Quail stuff. Have any of you found it's the adult females who dislike new chicks or just mine?

Azavatone

Chirping
Oct 8, 2023
14
54
53
Namibia, Texas
OK. I've got my Amazon box (plastic lined) Habitrail Quail-i-torium going along and in my latest batch of quail-lings, I've got mid-40s of week+ old flappy buggers with their flying feathers coming in right now and they are starting to evade the heat lamp. It's at this time when I am moving my 3 mature flappers into their own small-ish open box and moving the 40+ into the open lined box with climbing boxes, a 3.5 foot long overpass (poop-ramp) to another box which has other stairs off to another open area. I noticed how quail chicks love to have their hoppy flappy spaz sessions and thought an overpass like this would be fun for them and this is the 3rd batch who seems to have no problem hopping up the stairs and loving it.

OK. So easy transfer of the 40+ babies into the expanda-cage/box and the 3 adults stopped using all that space so they actually seem to prefer the smaller but open top box. So, no problem or concern there. What I thought would be a good idea next was to see if the adults could be pre-acclimated to the chicks so that when the chicks get larger, they aren't pecked at. In the past, I made a careful little 2.5" square extension tube and cut holes into the boxes so that only smaller birds could choose to go from their box into the adult box and it couldn't go that other way. Weeeeeell, that was a stupid idea because I lost 2 chicks that were pecked by some of the adults when I was not looking. In the back of the mind and with my experience with mammals (baboons, cheetahs, warthogs, etc…) I'm expecting that as soon as a male enters puberty, it's DANGER WILL ROBINSON, DANGER and "MUST MURDER ALL OFFSPRING". That the female will be nurturing and the male will be "can't get laid enough and I have all this testosterone so I must make everything else's life miserable." You should see baboons who walk 5km each to stand at opposite sides of water hole just to yell at each other… all night. But that's another story.

What surprised me was that when I put one of the adult quail hens on the overpass to meet some of the new chicks, she would start pecking at them. But the male, the polite-ish horndog that he is, is great with the chicks. That made me think that I had one bloodied male jump out of the boxes in the garage twice. His head was pecked bloody. When I put him back in and he tried to be Captain extra super mega horndog, the hens ran him off and started going straight for his head. He jumped right out of the box right in front of me.

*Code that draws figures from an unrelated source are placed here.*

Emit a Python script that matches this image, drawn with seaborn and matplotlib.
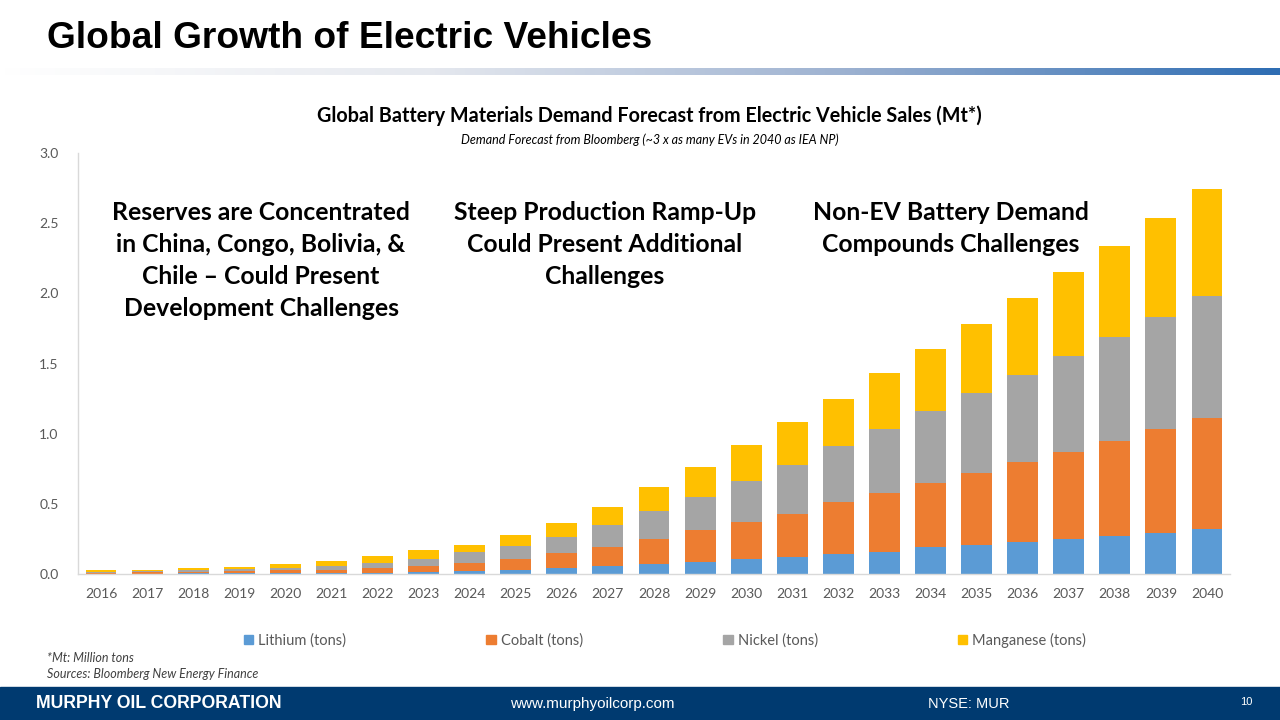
import numpy as np
import pandas as pd
import seaborn as sns
import matplotlib.pyplot as plt
from matplotlib.colors import LinearSegmentedColormap
from matplotlib.patches import Rectangle, Patch

years = [str(y) for y in range(2016, 2041)]
lithium = [0.002, 0.003, 0.004, 0.005, 0.006, 0.008, 0.010, 0.015, 0.020, 0.030, 0.043, 0.057,
           0.071, 0.086, 0.107, 0.12, 0.14, 0.16, 0.19, 0.21, 0.23, 0.25, 0.27, 0.29, 0.32]
cobalt = [0.008, 0.009, 0.011, 0.015, 0.019, 0.022, 0.035, 0.045, 0.060, 0.080, 0.107, 0.133,
          0.179, 0.224, 0.263, 0.31, 0.37, 0.42, 0.46, 0.51, 0.57, 0.62, 0.68, 0.74, 0.79]
nickel = [0.006, 0.008, 0.010, 0.015, 0.020, 0.030, 0.035, 0.050, 0.080, 0.090, 0.114, 0.160,
          0.200, 0.240, 0.290, 0.35, 0.40, 0.45, 0.51, 0.57, 0.62, 0.68, 0.74, 0.80, 0.87]
manganese = [0.009, 0.010, 0.015, 0.015, 0.025, 0.035, 0.050, 0.060, 0.050, 0.080, 0.099, 0.130,
             0.170, 0.210, 0.260, 0.30, 0.34, 0.40, 0.44, 0.49, 0.55, 0.60, 0.65, 0.71, 0.76]
series = ["Lithium (tons)", "Cobalt (tons)", "Nickel (tons)", "Manganese (tons)"]
colors = ["#5B9BD5", "#ED7D31", "#A5A5A5", "#FFC000"]

df = pd.DataFrame({"year": years, "Lithium (tons)": lithium, "Cobalt (tons)": cobalt,
                   "Nickel (tons)": nickel, "Manganese (tons)": manganese})
cum = df[series].cumsum(axis=1)

sns.set_style("white")
plt.rcParams['font.family'] = ['Lato', 'DejaVu Sans']
plt.rcParams['text.color'] = 'black'

fig = plt.figure(figsize=(12.8, 7.2), dpi=100)

# slide header
fig.text(47 / 1280, 1 - 38 / 720, "Global Growth of Electric Vehicles", fontsize=26.7,
         fontweight="bold", family="Liberation Sans", va="center", ha="left")
gax = fig.add_axes([0, 1 - 75 / 720, 1, 7 / 720])
grad = LinearSegmentedColormap.from_list("g", ["#ffffff", "#e6e9ef", "#9bb0d0", "#2e6db3"])
gax.imshow(np.linspace(0, 1, 256)[None, :], aspect="auto", cmap=grad)
gax.axis("off")

# footer banner
fig.patches.append(Rectangle((0, 0), 1, 33 / 720, transform=fig.transFigure,
                             color="#003a70", zorder=0))
fig.text(36 / 1280, 16 / 720, "MURPHY OIL CORPORATION", color="white", fontsize=12.7,
         fontweight="bold", family="Liberation Sans", va="center")
fig.text(510 / 1280, 16 / 720, "www.murphyoilcorp.com", color="white", fontsize=11,
         family="Liberation Sans", va="center")
fig.text(928 / 1280, 16 / 720, "NYSE: MUR", color="white", fontsize=10.5,
         family="Liberation Sans", va="center")
fig.text(1240 / 1280, 18 / 720, "10", color="white", fontsize=8,
         family="Liberation Sans", va="center")

# chart titles
fig.text(649 / 1280, 1 - 116 / 720,
         "Global Battery Materials Demand Forecast from Electric Vehicle Sales (Mt*)",
         fontsize=14.2, fontweight="bold", ha="center", va="center")
fig.text(650 / 1280, 1 - 140 / 720,
         "Demand Forecast from Bloomberg (~3 x as many EVs in 2040 as IEA NP)",
         fontsize=9, style="italic", ha="center", va="center")

ax = fig.add_axes([78 / 1280, 1 - 574 / 720, 1152 / 1280, 421 / 720])
for s, c in zip(reversed(series), reversed(colors)):
    sns.barplot(x=df["year"], y=cum[s], color=c, width=0.67, ax=ax,
                saturation=1, linewidth=0, zorder=2)

ax.set_xlim(-0.5, 24.5)
ax.set_ylim(0, 3.0)
ax.set_yticks(np.arange(0, 3.01, 0.5))
ax.set_yticklabels([f"{v:.1f}" for v in np.arange(0, 3.01, 0.5)])
ax.set_xlabel("")
ax.set_ylabel("")
ax.tick_params(axis="x", length=0, labelsize=10, colors="#595959", pad=10)
ax.tick_params(axis="y", length=0, labelsize=10, colors="#595959", pad=14)
for sp in ["top", "right"]:
    ax.spines[sp].set_visible(False)
for sp in ["left", "bottom"]:
    ax.spines[sp].set_color("#d9d9d9")
    ax.spines[sp].set_linewidth(1)

handles = [Patch(color=c) for c in colors]
fig.legend(handles, series, loc="center", bbox_to_anchor=(665 / 1280, 1 - 640 / 720), ncol=4,
           frameon=False, fontsize=10.5, handlelength=0.65, handleheight=0.65, handletextpad=0.35,
           columnspacing=9.6, labelcolor="#595959")

# annotations
notes = [(261, "Reserves are Concentrated\nin China, Congo, Bolivia, &\nChile \u2013 Could Present\nDevelopment Challenges"),
         (605, "Steep Production Ramp-Up\nCould Present Additional\nChallenges"),
         (951, "Non-EV Battery Demand\nCompounds Challenges")]
for x, t in notes:
    fig.text(x / 1280, 1 - 201 / 720, t, fontsize=17.8, fontweight="bold", ha="center",
             va="top", linespacing=1.47)

fig.text(47 / 1280, 1 - 658 / 720, "*Mt: Million tons", fontsize=9, style="italic",
         color="#404040", va="center")
fig.text(47 / 1280, 1 - 674 / 720, "Sources: Bloomberg New Energy Finance", fontsize=9,
         style="italic", color="#404040", va="center")

fig.savefig("out.png", dpi=100)
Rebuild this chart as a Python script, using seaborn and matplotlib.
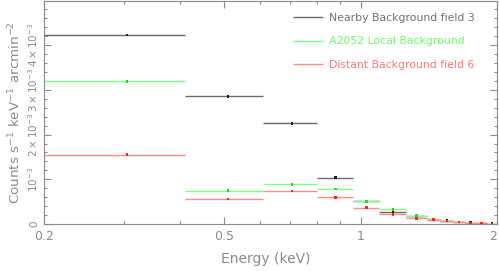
"""
Espectro de fondo: tres regiones de fondo en escala log de energía
"""
import matplotlib
matplotlib.use("Agg")
import matplotlib.pyplot as plt
import matplotlib.ticker as mticker
import seaborn as sns
import numpy as np
import pandas as pd

# bordes de los bins de energía (keV)
energia_lo = [0.20, 0.41, 0.61, 0.80, 0.96, 1.10, 1.26, 1.40, 1.50, 1.60, 1.70, 1.80, 1.90]
energia_hi = [0.41, 0.61, 0.80, 0.96, 1.10, 1.26, 1.40, 1.50, 1.60, 1.70, 1.80, 1.90, 2.00]

# cuentas (x 1e-3 counts s^-1 keV^-1 arcmin^-2)
nearby_f3 = [4.22, 2.85, 2.25, 1.04, 0.52, 0.26, 0.18, 0.11, 0.075, 0.05, 0.03, 0.02, 0.01]
a2052_local = [3.19, 0.75, 0.89, 0.78, 0.51, 0.33, 0.19, 0.11, 0.07, 0.05, 0.025, 0.015, 0.006]
distant_f6 = [1.55, 0.56, 0.74, 0.60, 0.37, 0.22, 0.13, 0.10, 0.07, 0.045, 0.025, 0.015, 0.006]

series = ['Nearby Background field 3', 'A2052 Local Background', 'Distant Background field 6']
valores = [nearby_f3, a2052_local, distant_f6]
colores_linea = ['#6a6a6a', '#80ff80', '#ff8c8c']
colores_punto = ['#202020', '#20e020', '#ff2020']
colores_texto = ['#707070', '#66ff66', '#ff7777']

filas = []
for nombre, vals in zip(series, valores):
    for lo, hi, v in zip(energia_lo, energia_hi, vals):
        filas.append({'serie': nombre, 'lo': lo, 'hi': hi,
                      'energia': (lo + hi) / 2, 'cuentas': v * 1e-3})
df = pd.DataFrame(filas)

sns.set_style('ticks')
plt.rcParams['font.family'] = ['DejaVu Sans']
gris = '#8a8a8a'

fig = plt.figure(figsize=(4.99, 2.71), dpi=100)
ax = fig.add_axes([0.088, 0.173, 0.908, 0.823])

# barras horizontales = anchura de bin
for nombre, cl in zip(series, colores_linea):
    sub = df[df['serie'] == nombre]
    ax.hlines(sub['cuentas'], sub['lo'], sub['hi'], colors=cl, lw=1.0, label=nombre)

sns.scatterplot(data=df, x='energia', y='cuentas', hue='serie',
                palette=dict(zip(series, colores_punto)), marker='s', s=3.5,
                linewidth=0, ax=ax, legend=False, zorder=3)

ax.set_xscale('log')
ax.set_xlim(0.2, 2.0)
ax.set_ylim(0, 4.98e-3)

ax.xaxis.set_major_locator(mticker.FixedLocator([0.2, 0.5, 1, 2]))
ax.xaxis.set_major_formatter(mticker.FixedFormatter(['0.2', '0.5', '1', '2']))
ax.xaxis.set_minor_locator(mticker.FixedLocator([0.3, 0.4, 0.6, 0.7, 0.8, 0.9]))
ax.xaxis.set_minor_formatter(mticker.NullFormatter())

ax.yaxis.set_major_locator(mticker.FixedLocator([0, 1e-3, 2e-3, 3e-3, 4e-3]))
ax.yaxis.set_major_formatter(mticker.FixedFormatter(
    ['0', r'$10^{-3}$', r'$2\times10^{-3}$', r'$3\times10^{-3}$', r'$4\times10^{-3}$']))
ax.yaxis.set_minor_locator(mticker.MultipleLocator(2e-4))

ax.tick_params(which='both', direction='in', top=True, right=True, color=gris,
               labelcolor=gris, width=0.8)
ax.tick_params(axis='x', labelsize=9, pad=4)
ax.tick_params(axis='y', labelsize=7.5, pad=3)
ax.tick_params(which='major', length=5)
ax.tick_params(which='minor', length=2.5)
for lab in ax.get_yticklabels():
    lab.set_rotation(90)
    lab.set_va('center')
xlabs = ax.get_xticklabels()
xlabs[-1].set_ha('right')

for s in ax.spines.values():
    s.set_color(gris)
    s.set_linewidth(0.8)

ax.set_xlabel('Energy (keV)', color=gris, fontsize=10, labelpad=5)
ax.xaxis.set_label_coords(0.49, -0.125)
ax.set_ylabel(r'Counts s$^{-1}$ keV$^{-1}$ arcmin$^{-2}$', color=gris, fontsize=9.7, labelpad=2)

leg = ax.legend(frameon=False, loc='upper left', bbox_to_anchor=(0.55, 0.947),
                borderaxespad=0, borderpad=0,
                fontsize=7.8, handlelength=2.8, handletextpad=0.55, labelspacing=1.25)
for txt, c in zip(leg.get_texts(), colores_texto):
    txt.set_color(c)

fig.savefig('out.png', dpi=100)
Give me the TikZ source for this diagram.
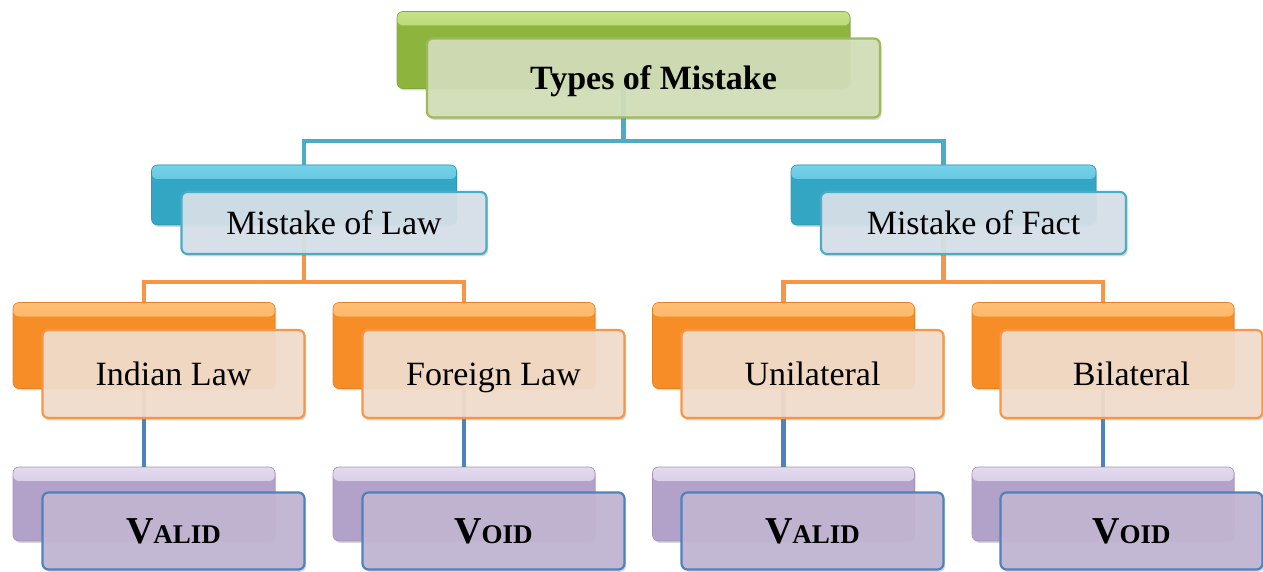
\documentclass[tikz,border=0pt]{standalone}
\usepackage{fontspec}
\setmainfont{Liberation Serif}
\usetikzlibrary{shadows}
\definecolor{gTop}{HTML}{C8E58A}
\definecolor{gBot}{HTML}{8DB53E}
\definecolor{gFront}{HTML}{D3DFB9}
\definecolor{gLine}{HTML}{9BBB59}
\definecolor{bTop}{HTML}{7AD6EC}
\definecolor{bBot}{HTML}{33A6C4}
\definecolor{bFront}{HTML}{D7E1EA}
\definecolor{bLine}{HTML}{4BACC6}
\definecolor{oTop}{HTML}{FFC27A}
\definecolor{oBot}{HTML}{F68D26}
\definecolor{oFront}{HTML}{F3DDCC}
\definecolor{oLine}{HTML}{F79646}
\definecolor{pTop}{HTML}{E6DDF0}
\definecolor{pBot}{HTML}{B2A1C9}
\definecolor{pFront}{HTML}{C2B6D3}
\definecolor{pLine}{HTML}{4F81BD}
\begin{document}
\begin{tikzpicture}[x=0.5pt,y=-0.5pt,
  backbox/.style 2 args={rounded corners=3pt, inner sep=0pt, fill=#2,
    draw=#2!92!black, line width=0.3pt,
    path picture={\shade[top color=#1, bottom color=#2]
      ([yshift=2pt]path picture bounding box.north west) rectangle
      ([yshift=-7pt]path picture bounding box.north east);},
    drop shadow={shadow xshift=0.6pt, shadow yshift=-0.9pt, opacity=0.3}},
  frontbox/.style 2 args={rounded corners=3pt, inner sep=0pt, fill=#1, fill opacity=0.93,
    text opacity=1, draw=#2, line width=1.1pt,
    drop shadow={shadow xshift=0.8pt, shadow yshift=-1.2pt, opacity=0.3},
    font=\fontsize{17}{20}\selectfont, text height=11.3pt, text depth=0pt},
  topsz/.style={minimum width=226.5pt, minimum height=38.5pt},
  l2sz/.style={minimum width=152.5pt, minimum height=30pt},
  l3sz/.style={minimum width=131pt, minimum height=43pt},
  l4sz/.style={minimum width=131pt, minimum height=37pt},
  conn/.style={draw=#1, line width=2.3pt},
  vtext/.style={font=\bfseries, text height=12.4pt}
]
\useasboundingbox (0,0) rectangle (1263,572);
% back boxes
\node[backbox={gTop}{gBot}, topsz] (topb) at (623.5,50) {};
\node[backbox={bTop}{bBot}, l2sz] (lawb) at (304,195) {};
\node[backbox={bTop}{bBot}, l2sz] (factb) at (943.5,195) {};
\node[backbox={oTop}{oBot}, l3sz] (indb) at (144,345.5) {};
\node[backbox={oTop}{oBot}, l3sz] (forb) at (464,345.5) {};
\node[backbox={oTop}{oBot}, l3sz] (unib) at (783.5,345.5) {};
\node[backbox={oTop}{oBot}, l3sz] (bilb) at (1103,345.5) {};
\node[backbox={pTop}{pBot}, l4sz] (v1b) at (144,504) {};
\node[backbox={pTop}{pBot}, l4sz] (v2b) at (464,504) {};
\node[backbox={pTop}{pBot}, l4sz] (v3b) at (783.5,504) {};
\node[backbox={pTop}{pBot}, l4sz] (v4b) at (1103,504) {};
% junctions
\coordinate (j1) at (623.5,141);
\coordinate (j2) at (304,282);
\coordinate (j3) at (943.5,282);
% connectors
\draw[conn=bLine] (topb.south) -- (j1);
\draw[conn=bLine] (lawb.north) |- (j1) -| (factb.north);
\draw[conn=oLine] (lawb.south) -- (j2);
\draw[conn=oLine] (indb.north) |- (j2) -| (forb.north);
\draw[conn=oLine] (factb.south) -- (j3);
\draw[conn=oLine] (unib.north) |- (j3) -| (bilb.north);
\draw[conn=pLine] (indb.south) -- (v1b.north);
\draw[conn=pLine] (forb.south) -- (v2b.north);
\draw[conn=pLine] (unib.south) -- (v3b.north);
\draw[conn=pLine] (bilb.south) -- (v4b.north);
% front boxes
\node[frontbox={gFront}{gLine}, topsz, minimum height=39.5pt, font=\fontsize{17}{20}\selectfont\bfseries] (top) at (653.5,78) {Types of Mistake};
\node[frontbox={bFront}{bLine}, l2sz, minimum height=31pt] (law) at (334,223) {Mistake of Law};
\node[frontbox={bFront}{bLine}, l2sz, minimum height=31pt] (fact) at (973.5,223) {Mistake of Fact};
\node[frontbox={oFront}{oLine}, l3sz, minimum height=44pt] (ind) at (173.5,374) {Indian Law};
\node[frontbox={oFront}{oLine}, l3sz, minimum height=44pt] (for) at (493.5,374) {Foreign Law};
\node[frontbox={oFront}{oLine}, l3sz, minimum height=44pt] (uni) at (812.5,374) {Unilateral};
\node[frontbox={oFront}{oLine}, l3sz, minimum height=44pt] (bil) at (1131.5,374) {Bilateral};
\node[frontbox={pFront}{pLine}, l4sz, minimum height=38.5pt, vtext] (v1) at (173.5,531) {{\fontsize{19}{20}\selectfont V}{\fontsize{13.5}{20}\selectfont ALID}};
\node[frontbox={pFront}{pLine}, l4sz, minimum height=38.5pt, vtext] (v2) at (493.5,531) {{\fontsize{19}{20}\selectfont V}{\fontsize{13.5}{20}\selectfont OID}};
\node[frontbox={pFront}{pLine}, l4sz, minimum height=38.5pt, vtext] (v3) at (812.5,531) {{\fontsize{19}{20}\selectfont V}{\fontsize{13.5}{20}\selectfont ALID}};
\node[frontbox={pFront}{pLine}, l4sz, minimum height=38.5pt, vtext] (v4) at (1131.5,531) {{\fontsize{19}{20}\selectfont V}{\fontsize{13.5}{20}\selectfont OID}};
\end{tikzpicture}
\end{document}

Now, I just took the other hen and placed her with the 40+ chicks and she was timid and overwhelmed but not angry and pecky. On the overpass, she was timid as chicks wanted to crowd around her. I didn't leave her there long enough to see if she got tired of them and started pecking.

I don't know if this carries over to quail but ostriches are incubated by the dad at night and it's dad who can be seen walking the kids around. with my ostrich, she was probably abandoned by the father for being a runt of the litter or she just wandered off at 3 days old. Is there any rule with quail or other birds where males may be more accepting of chicks and it's more likely to be females who are unwelcoming or is it just hit and miss?

Thanks.
 
With coturnix, it really depends on the disposition of the hen. You have a better chance that older hens will accept chicks better than younger ones.This is one of the reasons that putting chicks in with adults is not recommended.
 
One of my mama hens went through a "how far can I throw my own children" phase a few days after she hatched her chicks. It got better, but was really surprising. She was incubator-hatched and I think she got overwhelmed by them always wanting to be under her.